Os interesses também são bem variados. A primeira reunião do ano de 2015 foi iniciada com uma confraternização, no qual cada um dos presentes foi perguntado sobre o que gostaria de aprender. Uns querem aprender a fazer jogos, outros querem fazer robô, outros querem automatizar o próprio quarto ou a residência. Ao colocar tudo isso em uma lista, como fizerem, perceberam o caráter misto do Minas UP, o quanto é aberto e o quanto isso enriquece o hackerspace.
O começo de tudo foi uma espécie de teste “para ver se a coisas funcionavam”. Hoje os coordenadores afirmam que está valendo todo o esforço. Eles não fazem muita divulgação, pois estão tentando organizar a infraestrutura para receber mais pessoas e, depois disso, começar a fazer divulgação em rádios e escolas.
A infraestrutura do CDC Minas UP era dispersa em três locais. Atualmente, estão em uma sede provisória, mas bem espaçosa, com 2 mil metros quadrados compartilhados com a Coleta Seletiva, um grande parceiro no trabalho com lixo eletrônico.
As ações continuam desenvolvidas de modo voluntário e sem fins lucrativos, incluindo palestras a alunos de cursos técnicos como Pronatec, IFNMG, estudantes universitários, e para crianças de escolas publicas e de comunidades (por meio de parceria com a Polícia de Meio ambiente e o Codema). De segunda a sexta o espaço fica aberto com as atividades do Projeto Caxinguelê, para recebimento e tratamento de lixo eletrônico e disponível para a comunidade aproveitar e usar o que quiser e fazer seus projetos.
O 2º Cintec realizado pelo Minas UP teve como parceiro o IFNMG, que ofereceu um contêiner-laboratório e uma carreta com vários computadores. O contêiner foi colocado na praça principal da cidade de Janaúba. O Instituto abriu um espaço para que o grupo pudesse fazer inscrições para minicursos sobre temas como robótica nas escolas públicas, Arduíno, Scratch e outros temas não relacionados à informática,como saúde financeira, administração.

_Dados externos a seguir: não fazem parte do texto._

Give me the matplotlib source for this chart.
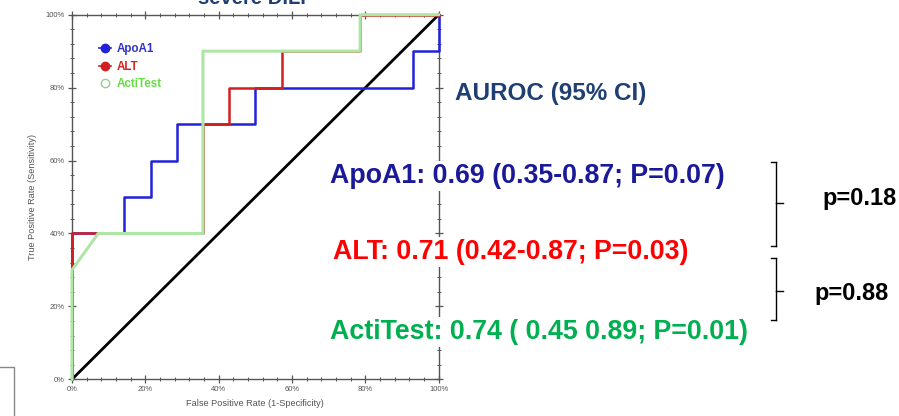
import matplotlib
matplotlib.use("Agg")
import matplotlib.pyplot as plt
from matplotlib.lines import Line2D
from matplotlib.ticker import MultipleLocator, PercentFormatter

plt.rcParams['font.family'] = ['Liberation Sans', 'DejaVu Sans']

# ROC curve vertices (FPR, TPR)
apoa1_fpr = [0, 0, 1/7, 1/7, 3/14, 3/14, 2/7, 2/7, 0.5, 0.5, 13/14, 13/14, 1, 1]
apoa1_tpr = [0, 0.4, 0.4, 0.5, 0.5, 0.6, 0.6, 0.7, 0.7, 0.8, 0.8, 0.9, 0.9, 1.0]
alt_fpr = [0, 0, 5/14, 5/14, 3/7, 3/7, 4/7, 4/7, 11/14, 11/14, 1]
alt_tpr = [0, 0.4, 0.4, 0.7, 0.7, 0.8, 0.8, 0.9, 0.9, 1.0, 1.0]
acti_fpr = [0, 0, 1/14, 5/14, 5/14, 11/14, 11/14, 1]
acti_tpr = [0, 0.3, 0.4, 0.4, 0.9, 0.9, 1.0, 1.0]
diag = [0, 1]

series_names = ["ApoA1", "ALT", "ActiTest"]
auroc_texts = ["ApoA1: 0.69 (0.35-0.87; P=0.07)",
               "ALT: 0.71 (0.42-0.87; P=0.03)",
               "ActiTest: 0.74 ( 0.45 0.89; P=0.01)"]
p_texts = ["p=0.18", "p=0.88"]

W, H = 899, 416
fig = plt.figure(figsize=(W/100, H/100), dpi=100)
ax = fig.add_axes([72/W, 1-379.3/H, (438.7-72)/W, (379.3-14.7)/H])

c_blue = "#2121D9"
c_red = "#D31F1F"
c_green = "#AEE6A6"
ax.plot(diag, diag, color="black", lw=2.0, zorder=2, clip_on=False)
ax.plot(apoa1_fpr, apoa1_tpr, color=c_blue, lw=1.8, zorder=3, clip_on=False)
ax.plot(alt_fpr, alt_tpr, color=c_red, lw=1.8, zorder=4, clip_on=False)
ax.plot(acti_fpr, acti_tpr, color=c_green, lw=2.2, zorder=5, clip_on=False)

ax.set_xlim(0, 1)
ax.set_ylim(0, 1)
for s in ax.spines.values():
    s.set_color("#555555")
    s.set_linewidth(1.0)
ax.xaxis.set_major_locator(MultipleLocator(0.2))
ax.yaxis.set_major_locator(MultipleLocator(0.2))
ax.xaxis.set_minor_locator(MultipleLocator(0.04))
ax.yaxis.set_minor_locator(MultipleLocator(0.04))
ax.xaxis.set_major_formatter(PercentFormatter(1.0, decimals=0))
ax.yaxis.set_major_formatter(PercentFormatter(1.0, decimals=0))
ax.tick_params(which='both', direction='inout', top=True, right=True,
               color="#555555", labelsize=5.5, labelcolor="#555555", pad=2)
ax.tick_params(which='major', length=6, width=0.9)
ax.tick_params(which='minor', length=3.5, width=0.7)
ax.set_xlabel("False Positive Rate (1-Specificity)", fontsize=6.6, color="#555555", labelpad=4)
ax.set_ylabel("True Positive Rate (Sensitivity)", fontsize=6.6, color="#555555", labelpad=6)

handles = [
    Line2D([], [], color=c_blue, marker='o', markersize=6, markerfacecolor=c_blue, lw=1.2),
    Line2D([], [], color=c_red, marker='o', markersize=6, markerfacecolor=c_red, lw=1.2),
    Line2D([], [], color="#99CC99", marker='o', markersize=6, markerfacecolor="white", lw=0),
]
leg = ax.legend(handles, series_names, loc='upper left', bbox_to_anchor=(0.045, 0.95),
                frameon=False, handlelength=1.0, handletextpad=0.5, labelspacing=0.45,
                prop={'size': 8.4, 'weight': 'bold'})
for t, c in zip(leg.get_texts(), ["#3333CC", "#DD2222", "#66DD44"]):
    t.set_color(c)

# Title (cut off at top, as in the reference)
fig.text(252/W, 1-4/H, "severe DILI", ha='center', va='baseline', fontsize=14.5,
         fontweight='bold', color="#1F3F73")

fig.text(455/W, 1-100/H, "AUROC (95% CI)", ha='left', va='baseline', fontsize=17.5,
         fontweight='bold', color="#1F3F73")
text_colors = ["#1A1A99", "#FF0000", "#00B050"]
text_x = [330, 333, 330]
text_y = [183, 259, 339]
for s, c, x, y in zip(auroc_texts, text_colors, text_x, text_y):
    fig.text(x/W, 1-y/H, s, ha='left', va='baseline', fontsize=19.3,
             fontweight='bold', color=c, zorder=10,
             bbox=dict(facecolor='white', edgecolor='none', pad=1.5))

p_x = [822, 814]
p_y = [205, 300]
for s, x, y in zip(p_texts, p_x, p_y):
    fig.text(x/W, 1-y/H, s, ha='left', va='baseline', fontsize=17,
             fontweight='bold', color="black")

def brace(top, bottom, mid, x=776, xl=770.5, xr=783):
    pts = [((xl, top), (x, top)), ((x, top), (x, bottom)), ((xl, bottom), (x, bottom)),
           ((x, mid), (xr, mid))]
    for (x0, y0), (x1, y1) in pts:
        fig.add_artist(Line2D([x0/W, x1/W], [1-y0/H, 1-y1/H], color="black", lw=1.0))

brace(161.7, 246, 202.7)
brace(258, 320, 290.7)

# box fragment bottom-left
fig.add_artist(Line2D([0, 14/W, 14/W], [1-367/H, 1-367/H, 0], color="#888888", lw=1.0))

fig.savefig("out.png", dpi=100)
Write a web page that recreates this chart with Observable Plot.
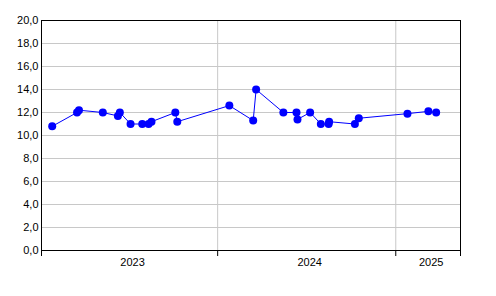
<!DOCTYPE html>
<html>
<head>
<meta charset="utf-8">
<script src="https://cdn.jsdelivr.net/npm/d3@7"></script>
<script src="https://cdn.jsdelivr.net/npm/@observablehq/plot@0.6"></script>
<style>
  html, body { margin: 0; padding: 0; background: #fff; }
  #chart { width: 496px; height: 296px; }
</style>
</head>
<body>
<div id="chart"></div>
<script>
const dates = [
  "2023-01-26","2023-03-18","2023-03-22","2023-05-10","2023-06-10","2023-06-14",
  "2023-07-06","2023-07-30","2023-08-12","2023-08-18","2023-10-06","2023-10-10",
  "2024-01-25","2024-03-14","2024-03-20","2024-05-15","2024-06-11","2024-06-13",
  "2024-07-09","2024-07-31","2024-08-16","2024-08-17","2024-10-09","2024-10-17",
  "2025-01-25","2025-03-09","2025-03-25"
];
const values = [
  10.8, 12.0, 12.2, 12.0, 11.7, 12.0,
  11.0, 11.0, 11.0, 11.2, 12.0, 11.2,
  12.6, 11.3, 14.0, 12.0, 12.0, 11.4,
  12.0, 11.0, 11.0, 11.2, 11.0, 11.5,
  11.9, 12.1, 12.0
];
const xDomain = ["2023-01-04", "2025-05-14"];
const yTicks = [0, 2, 4, 6, 8, 10, 12, 14, 16, 18, 20];
const years = [2023, 2024, 2025];

const parse = d3.utcParse("%Y-%m-%d");
const data = dates.map((d, i) => ({date: parse(d), value: values[i]}));
const d0 = parse(xDomain[0]), d1 = parse(xDomain[1]);
const yearStarts = years.map(y => new Date(Date.UTC(y, 0, 1)));
const innerBounds = yearStarts.filter(d => d > d0 && d < d1);
const tickDates = [d0, ...innerBounds, d1];
const yearLabels = years.map(y => {
  const a = Math.max(+d0, Date.UTC(y, 0, 1));
  const b = Math.min(+d1, Date.UTC(y + 1, 0, 1));
  return {date: new Date((a + b) / 2), label: String(y)};
});
const fmt = v => v.toFixed(1).replace(".", ",");

const chart = Plot.plot({
  width: 496,
  height: 296,
  marginLeft: 41,
  marginRight: 36,
  marginTop: 20,
  marginBottom: 46,
  style: {fontFamily: "'Liberation Sans', Arial, sans-serif", fontSize: "11px", color: "black", background: "white"},
  x: {type: "utc", domain: [d0, d1]},
  y: {domain: [0, 20]},
  marks: [
    Plot.gridY(yTicks, {stroke: "#c8c8c8", strokeOpacity: 1}),
    Plot.gridX(innerBounds, {stroke: "#c8c8c8", strokeOpacity: 1}),
    Plot.axisY(yTicks, {tickSize: 0, tickPadding: 3, tickFormat: fmt, label: null, fill: "black"}),
    Plot.axisX(tickDates, {tickSize: 6, tickFormat: () => "", label: null, stroke: "black"}),
    Plot.text(yearLabels, {x: "date", frameAnchor: "bottom", text: "label", dy: 15, dx: 3, fill: "black", textAnchor: "middle"}),
    Plot.frame({stroke: "black"}),
    Plot.line(data, {x: "date", y: "value", stroke: "#0000ff", strokeWidth: 1}),
    Plot.dot(data, {x: "date", y: "value", r: 4, fill: "#0000ff", stroke: "none"})
  ]
});
document.getElementById("chart").append(chart);
</script>
</body>
</html>
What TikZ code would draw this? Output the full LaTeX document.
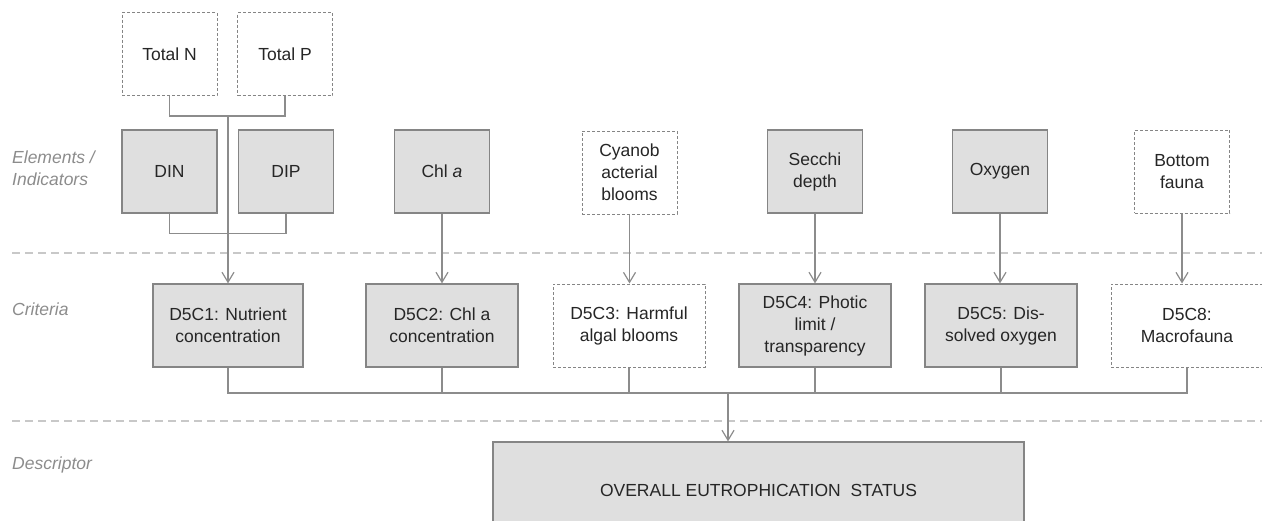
\documentclass[tikz,border=0pt]{standalone}
\usepackage{fontspec}
\setmainfont{Liberation Sans}
\usepackage{tikz}
\usetikzlibrary{arrows.meta}
\tikzset{>={Straight Barb[length=10pt,width=12pt]}}
\definecolor{boxfill}{HTML}{DFDFDF}
\definecolor{boxline}{HTML}{858585}
\definecolor{conn}{HTML}{8C8C8C}
\definecolor{sepline}{HTML}{C8C8C8}
\definecolor{lbltext}{HTML}{8C8C8C}
\definecolor{boxtext}{HTML}{262626}
\newcommand{\diagfont}{\fontsize{17.5}{22}\selectfont}
\tikzset{
  box/.style={draw=boxline, line width=1.2pt, fill=boxfill, text=boxtext,
    align=center, inner sep=0pt, minimum height=83pt},
  optbox/.style={box, fill=white, line width=1pt, dash pattern=on 3pt off 2pt},
  ind/.style={minimum width=95pt},
  crit/.style={minimum width=152pt},
  lbl/.style={text=lbltext, font=\diagfont\itshape, anchor=west, align=left, inner sep=0pt},
  sep/.style={draw=sepline, line width=1.2pt, dash pattern=on 8pt off 5pt},
  link/.style={draw=conn, line width=1.2pt},
}

\begin{document}
\begin{tikzpicture}[x=1pt, y=-1pt, font=\diagfont]
    \useasboundingbox (0,0) rectangle (1262,520);

    \node[lbl] (LBL-EL) at (12,168) {Elements /\\Indicators};
    \node[lbl] (LBL-CR) at (12,309) {Criteria};
    \node[lbl] (LBL-DE) at (12,465) {Descriptor};

    \draw[sep] (12,253) -- (1262,253);
    \draw[sep] (12,421) -- (1262,421);

    \node[optbox, ind] (TOT-N) at (169.5,54) {Total N};
    \node[optbox, ind] (TOT-P) at (285,54) {Total P};
    \node[box, ind] (DIN) at (169.5,171.5) {DIN};
    \node[box, ind] (DIP) at (286,171.5) {DIP};
    \node[box, ind] (CHL) at (442,171.5) {Chl \textit{a}};
    \node[optbox, ind] (CYANO) at (629.5,172.5) {Cyanob\\acterial\\blooms};
    \node[box, ind] (SECCHI) at (815,171.5) {Secchi\\depth};
    \node[box, ind] (OXY) at (1000,171.5) {Oxygen};
    \node[optbox, ind] (FAUNA) at (1182,171.5) {Bottom\\fauna};

    \node[box, crit, minimum width=150pt] (C1) at (228,325.5) {D5C1: Nutrient\\concentration};
    \node[box, crit] (C2) at (442,325.5) {D5C2: Chl a\\concentration};
    \node[optbox, crit] (C3) at (629,325.5) {D5C3: Harmful\\algal blooms};
    \node[box, crit] (C4) at (815,325.5) {D5C4: Photic\\limit /\\transparency};
    \node[box, crit] (C5) at (1001,325.5) {D5C5: Dis-\\solved oxygen};
    \node[optbox, crit] (C8) at (1187,325.5) {D5C8:\\Macrofauna};

    \node[box, minimum width=531pt, minimum height=96pt] (ALL) at (758.5,490) {OVERALL EUTROPHICATION~~STATUS};

    \coordinate (TOP-J) at (228,116);
    \coordinate (BUS) at (728,393);

    \draw[link] (TOT-N.south) |- (TOP-J) -| (TOT-P.south);
    \draw[link] (DIN.south) -- ++(0,20) -| (DIP.south);
    \draw[link, ->] (TOP-J) -- (C1.north);

    \draw[link, ->] (CHL.south) -- (CHL.south |- C2.north);
    \draw[link, ->] (CYANO.south) -- (CYANO.south |- C3.north);
    \draw[link, ->] (SECCHI.south) -- (C4.north);
    \draw[link, ->] (OXY.south) -- (OXY.south |- C5.north);
    \draw[link, ->] (FAUNA.south) -- (FAUNA.south |- C8.north);

    \draw[link] (C1.south) |- (BUS) -| (C8.south);
    \foreach \c in {C2,C3,C4,C5}
      \draw[link] (\c.south) -- (\c.south |- BUS);
    \draw[link, ->] (BUS) -- (BUS |- ALL.north);

  \end{tikzpicture}
\end{document}
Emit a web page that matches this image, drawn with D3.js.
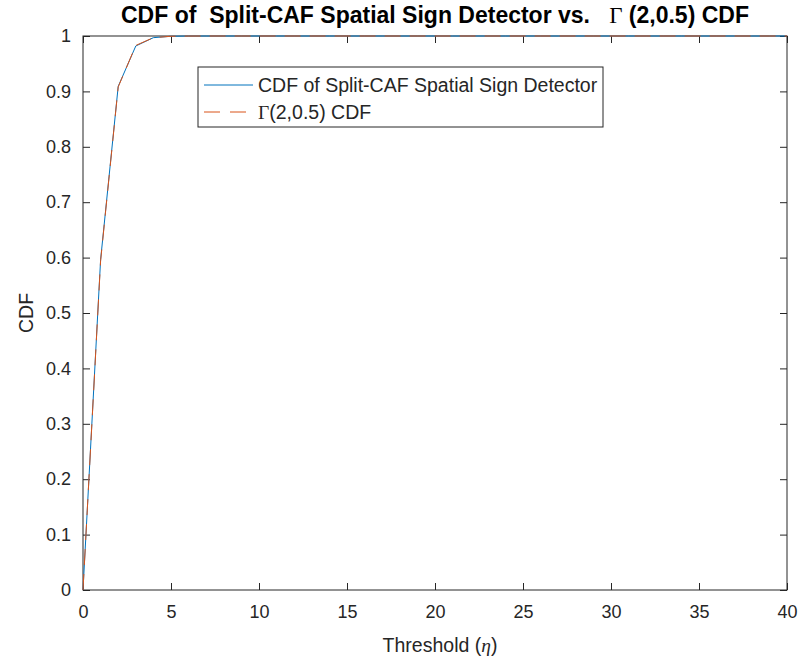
<!DOCTYPE html>
<html>
<head>
<meta charset="utf-8">
<script src="https://d3js.org/d3.v7.min.js"></script>
<style>
  body { margin: 0; background: #fff; }
  svg text { font-family: "Liberation Sans", Arial, sans-serif; fill: #262626; white-space: pre; }
  .serif { font-family: "Liberation Serif", "Times New Roman", serif; }
</style>
</head>
<body>
<div id="chart"></div>
<script>
// thresholds (eta) and the two CDF curves
const thresholds = [0,1,2,3,4,5,6,7,8,9,10,11,12,13,14,15,16,17,18,19,20,
                    21,22,23,24,25,26,27,28,29,30,31,32,33,34,35,36,37,38,39,40];
const empiricalCdf = [0, 0.596, 0.909, 0.982, 0.997, 0.9995, 1, 1, 1, 1, 1,
                      1, 1, 1, 1, 1, 1, 1, 1, 1, 1, 1, 1, 1, 1, 1, 1, 1, 1, 1, 1,
                      1, 1, 1, 1, 1, 1, 1, 1, 1, 1];
const gammaCdf = [0, 0.594, 0.908, 0.983, 0.997, 0.9995, 0.9999, 1, 1, 1, 1,
                  1, 1, 1, 1, 1, 1, 1, 1, 1, 1, 1, 1, 1, 1, 1, 1, 1, 1, 1, 1,
                  1, 1, 1, 1, 1, 1, 1, 1, 1, 1];
const xTicks = [0,5,10,15,20,25,30,35,40];
const yTicks = [0,0.1,0.2,0.3,0.4,0.5,0.6,0.7,0.8,0.9,1];

const width = 800, height = 664;
const margin = {top: 36, right: 13, bottom: 74, left: 83};
const iw = width - margin.left - margin.right;
const ih = height - margin.top - margin.bottom;

const svg = d3.select("#chart").append("svg")
  .attr("width", width).attr("height", height);

const g = svg.append("g").attr("transform", `translate(${margin.left},${margin.top})`);

const x = d3.scaleLinear().domain([0, 40]).range([0, iw]);
const y = d3.scaleLinear().domain([0, 1]).range([ih, 0]);

const fmtY = d => d === 0 || d === 1 ? String(d) : d3.format(".1f")(d);

function styleAxis(sel) {
  sel.select(".domain").remove();
  sel.selectAll("line").attr("stroke", "#262626");
  sel.selectAll("text").attr("font-size", 18).attr("fill", "#262626");
}

g.append("g").attr("transform", `translate(0,${ih})`)
  .call(d3.axisBottom(x).tickValues(xTicks).tickSize(-7).tickPadding(15))
  .call(styleAxis);
g.append("g")
  .call(d3.axisTop(x).tickValues(xTicks).tickSize(-7).tickFormat(""))
  .call(styleAxis);
g.append("g")
  .call(d3.axisLeft(y).tickValues(yTicks).tickSize(-7).tickPadding(12).tickFormat(fmtY))
  .call(styleAxis);
g.append("g").attr("transform", `translate(${iw},0)`)
  .call(d3.axisRight(y).tickValues(yTicks).tickSize(-7).tickFormat(""))
  .call(styleAxis);

g.append("rect").attr("width", iw).attr("height", ih)
  .attr("fill", "none").attr("stroke", "#262626").attr("stroke-width", 1);

const line = d3.line().x(d => x(d[0])).y(d => y(d[1]));

g.append("path").datum(thresholds.map((t, i) => [t, empiricalCdf[i]]))
  .attr("d", line).attr("fill", "none").attr("stroke", "#0072BD").attr("stroke-width", 1);
g.append("path").datum(thresholds.map((t, i) => [t, gammaCdf[i]]))
  .attr("d", line).attr("fill", "none").attr("stroke", "#D95319").attr("stroke-width", 1)
  .attr("stroke-dasharray", "16,9");

// legend
const lg = svg.append("g").attr("transform", "translate(198,67)");
lg.append("rect").attr("width", 405).attr("height", 60)
  .attr("fill", "#fff").attr("stroke", "#262626").attr("stroke-width", 1);
lg.append("line").attr("x1", 6).attr("x2", 55).attr("y1", 18).attr("y2", 18)
  .attr("stroke", "#0072BD");
lg.append("line").attr("x1", 6).attr("x2", 55).attr("y1", 45).attr("y2", 45)
  .attr("stroke", "#D95319").attr("stroke-dasharray", "16,10");
lg.append("text").attr("x", 60).attr("y", 25).attr("font-size", 19.5)
  .text("CDF of Split-CAF Spatial Sign Detector");
const l2 = lg.append("text").attr("x", 60).attr("y", 52).attr("font-size", 19.5);
l2.append("tspan").attr("class", "serif").text("Γ");
l2.append("tspan").text("(2,0.5) CDF");

// title
const title = svg.append("text").attr("x", margin.left + iw / 2).attr("y", 23)
  .attr("text-anchor", "middle").attr("font-size", 23).attr("font-weight", "bold")
  .style("fill", "#000");
title.append("tspan").text("CDF of  Split-CAF Spatial Sign Detector vs.   ");
title.append("tspan").attr("class", "serif").attr("font-weight", "normal").text("Γ");
title.append("tspan").text(" (2,0.5) CDF");

// axis labels
const xl = svg.append("text").attr("x", margin.left + iw / 2 + 5).attr("y", 652)
  .attr("text-anchor", "middle").attr("font-size", 19.5);
xl.append("tspan").text("Threshold (");
xl.append("tspan").attr("class", "serif").attr("font-style", "italic").text("η");
xl.append("tspan").text(")");

svg.append("text").attr("transform", `translate(33,${margin.top + ih / 2}) rotate(-90)`)
  .attr("text-anchor", "middle").attr("font-size", 19.5).text("CDF");
</script>
</body>
</html>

Thalis, que fora coordenador da área de tecnologias da prefeitura, convidou os técnicos de lá a atuar como voluntários nos minicursos que seriam planejados com base em temas de conhecimento e interesse deles próprios, ou seja, foram convidados a ensinar o que sabiam. Assim foi montada uma lista de cursos que ocorreram na carreta e no contêiner, gratuitamente. A participação da comunidade excedeu as expectativas, às vezes mal cabiam todas as pessoas interessadas. A divulgação do CDC Minas UP foi feita a partir dessas ações, por boca a boca com a comunidade presente nos minicursos.
A turma almeja que a comunidade do hackerspace cresça cada vez mais, compartilhando informações e colaborando com o conhecimento do outro. “Essa é a ideia do Minas UP: eu não sei fazer, mas vou aprendendo e ensinando. O bacana está sendo um ajudar o outro”, reafirma Diego, o tempo todo.